- [Requirement] Without including any pictures, write out the listing below exactly.

- [Collected material]

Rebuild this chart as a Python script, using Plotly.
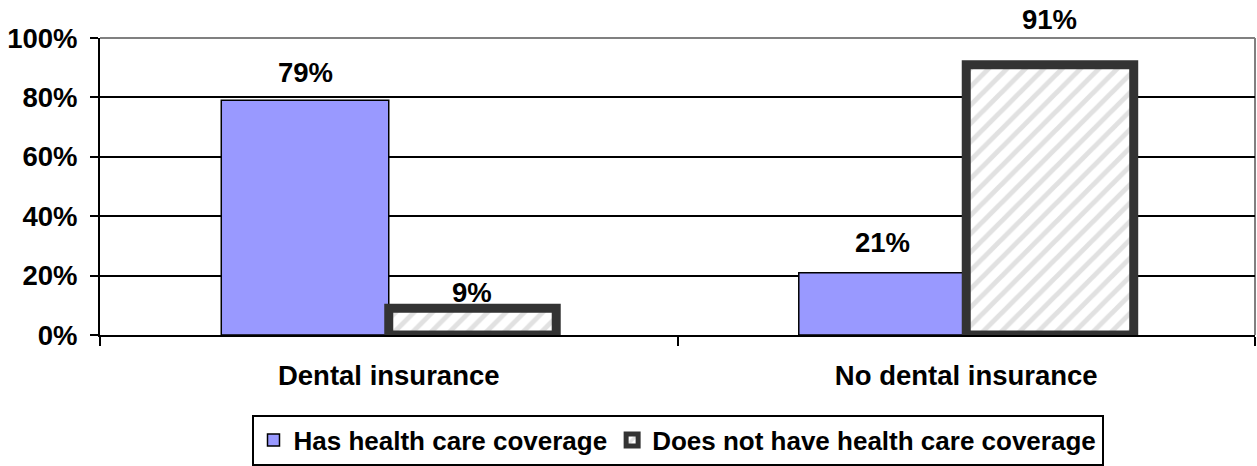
import plotly.graph_objects as go

categories = ["Dental insurance", "No dental insurance"]
series_names = ["Has health care coverage", "Does not have health care coverage"]
has_coverage = [79, 21]
no_coverage = [9, 91]
y_ticks = [0, 20, 40, 60, 80, 100]
y_tick_labels = ["0%", "20%", "40%", "60%", "80%", "100%"]

# label vertical offsets (px) to mimic the original label placement
label_shift_has = [28, 30]
label_shift_no = [16, 45]

FONT = "Liberation Sans, Arial, sans-serif"
FS = 27.5
BARGAP = 0.42

fig = go.Figure()
fig.add_trace(go.Bar(
    name=series_names[0], x=categories, y=has_coverage,
    marker=dict(color="#9999FF", line=dict(color="black", width=1.5)),
))
fig.add_trace(go.Bar(
    name=series_names[1], x=categories, y=no_coverage,
    marker=dict(color="white",
                line=dict(color="#333333", width=9),
                pattern=dict(shape="/", fgcolor="#c4c4c4", bgcolor="white",
                             size=13, solidity=0.38)),
))

half = (1 - BARGAP) / 2
for i, v in enumerate(has_coverage):
    fig.add_annotation(x=i - half / 2, y=v, xref="x", yref="y", text=f"{v}%",
                       showarrow=False, yshift=label_shift_has[i],
                       font=dict(family=FONT, size=FS, color="black", weight="bold"))
for i, v in enumerate(no_coverage):
    fig.add_annotation(x=i + half / 2, y=v, xref="x", yref="y", text=f"{v}%",
                       showarrow=False, yshift=label_shift_no[i],
                       font=dict(family=FONT, size=FS, color="black", weight="bold"))

# gray plot border (top and right)
fig.add_shape(type="line", xref="paper", yref="paper", x0=0, x1=1, y0=1, y1=1,
              line=dict(color="#808080", width=2), layer="between")
fig.add_shape(type="line", xref="paper", yref="paper", x0=1, x1=1, y0=0, y1=1,
              line=dict(color="#808080", width=2), layer="between")

fig.update_layout(
    width=1257, height=466,
    margin=dict(l=100, r=2, t=38, b=131, autoexpand=False),
    paper_bgcolor="white", plot_bgcolor="white",
    barmode="group", bargap=BARGAP, bargroupgap=0,
    font=dict(family=FONT, size=FS, color="black"),
    showlegend=True,
    legend=dict(orientation="h", x=0.5, xanchor="center", y=-0.268, yanchor="top",
                bordercolor="black", borderwidth=2, bgcolor="white",
                font=dict(family=FONT, size=26, color="black", weight="bold"),
                traceorder="normal", tracegroupgap=0, itemwidth=30),
    xaxis=dict(
        type="category", automargin=False, showline=True, linecolor="black", linewidth=2,
        ticks="outside", tickson="boundaries", ticklen=9, tickwidth=2, tickcolor="black",
        tickfont=dict(family=FONT, size=FS, color="black", weight="bold"),
        ticklabelstandoff=15, showgrid=False, zeroline=False,
    ),
    yaxis=dict(
        range=[0, 100], tickvals=y_ticks, ticktext=y_tick_labels, automargin=False,
        showline=True, linecolor="black", linewidth=2,
        ticks="outside", ticklen=8, tickwidth=2, tickcolor="black",
        tickfont=dict(family=FONT, size=FS, color="black", weight="bold"),
        ticklabelstandoff=7,
        showgrid=True, gridcolor="black", gridwidth=2, zeroline=False,
    ),
)

fig.write_html(
    "out.html",
    config={"displayModeBar": False},
    post_script="document.body.style.margin='0';document.body.style.overflow='hidden';",
)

- [Output for this exercise]
Rebuild this chart as a Python script, using Plotly.
import plotly.graph_objects as go

categories = ["Dental insurance", "No dental insurance"]
series_names = ["Has health care coverage", "Does not have health care coverage"]
has_coverage = [79, 21]
no_coverage = [9, 91]
y_ticks = [0, 20, 40, 60, 80, 100]
y_tick_labels = ["0%", "20%", "40%", "60%", "80%", "100%"]

# label vertical offsets (px) to mimic the original label placement
label_shift_has = [28, 30]
label_shift_no = [16, 45]

FONT = "Liberation Sans, Arial, sans-serif"
FS = 27.5
BARGAP = 0.42

fig = go.Figure()
fig.add_trace(go.Bar(
    name=series_names[0], x=categories, y=has_coverage,
    marker=dict(color="#9999FF", line=dict(color="black", width=1.5)),
))
fig.add_trace(go.Bar(
    name=series_names[1], x=categories, y=no_coverage,
    marker=dict(color="white",
                line=dict(color="#333333", width=9),
                pattern=dict(shape="/", fgcolor="#c4c4c4", bgcolor="white",
                             size=13, solidity=0.38)),
))

half = (1 - BARGAP) / 2
for i, v in enumerate(has_coverage):
    fig.add_annotation(x=i - half / 2, y=v, xref="x", yref="y", text=f"{v}%",
                       showarrow=False, yshift=label_shift_has[i],
                       font=dict(family=FONT, size=FS, color="black", weight="bold"))
for i, v in enumerate(no_coverage):
    fig.add_annotation(x=i + half / 2, y=v, xref="x", yref="y", text=f"{v}%",
                       showarrow=False, yshift=label_shift_no[i],
                       font=dict(family=FONT, size=FS, color="black", weight="bold"))

# gray plot border (top and right)
fig.add_shape(type="line", xref="paper", yref="paper", x0=0, x1=1, y0=1, y1=1,
              line=dict(color="#808080", width=2), layer="between")
fig.add_shape(type="line", xref="paper", yref="paper", x0=1, x1=1, y0=0, y1=1,
              line=dict(color="#808080", width=2), layer="between")

fig.update_layout(
    width=1257, height=466,
    margin=dict(l=100, r=2, t=38, b=131, autoexpand=False),
    paper_bgcolor="white", plot_bgcolor="white",
    barmode="group", bargap=BARGAP, bargroupgap=0,
    font=dict(family=FONT, size=FS, color="black"),
    showlegend=True,
    legend=dict(orientation="h", x=0.5, xanchor="center", y=-0.268, yanchor="top",
                bordercolor="black", borderwidth=2, bgcolor="white",
                font=dict(family=FONT, size=26, color="black", weight="bold"),
                traceorder="normal", tracegroupgap=0, itemwidth=30),
    xaxis=dict(
        type="category", automargin=False, showline=True, linecolor="black", linewidth=2,
        ticks="outside", tickson="boundaries", ticklen=9, tickwidth=2, tickcolor="black",
        tickfont=dict(family=FONT, size=FS, color="black", weight="bold"),
        ticklabelstandoff=15, showgrid=False, zeroline=False,
    ),
    yaxis=dict(
        range=[0, 100], tickvals=y_ticks, ticktext=y_tick_labels, automargin=False,
        showline=True, linecolor="black", linewidth=2,
        ticks="outside", ticklen=8, tickwidth=2, tickcolor="black",
        tickfont=dict(family=FONT, size=FS, color="black", weight="bold"),
        ticklabelstandoff=7,
        showgrid=True, gridcolor="black", gridwidth=2, zeroline=False,
    ),
)

fig.write_html(
    "out.html",
    config={"displayModeBar": False},
    post_script="document.body.style.margin='0';document.body.style.overflow='hidden';",
)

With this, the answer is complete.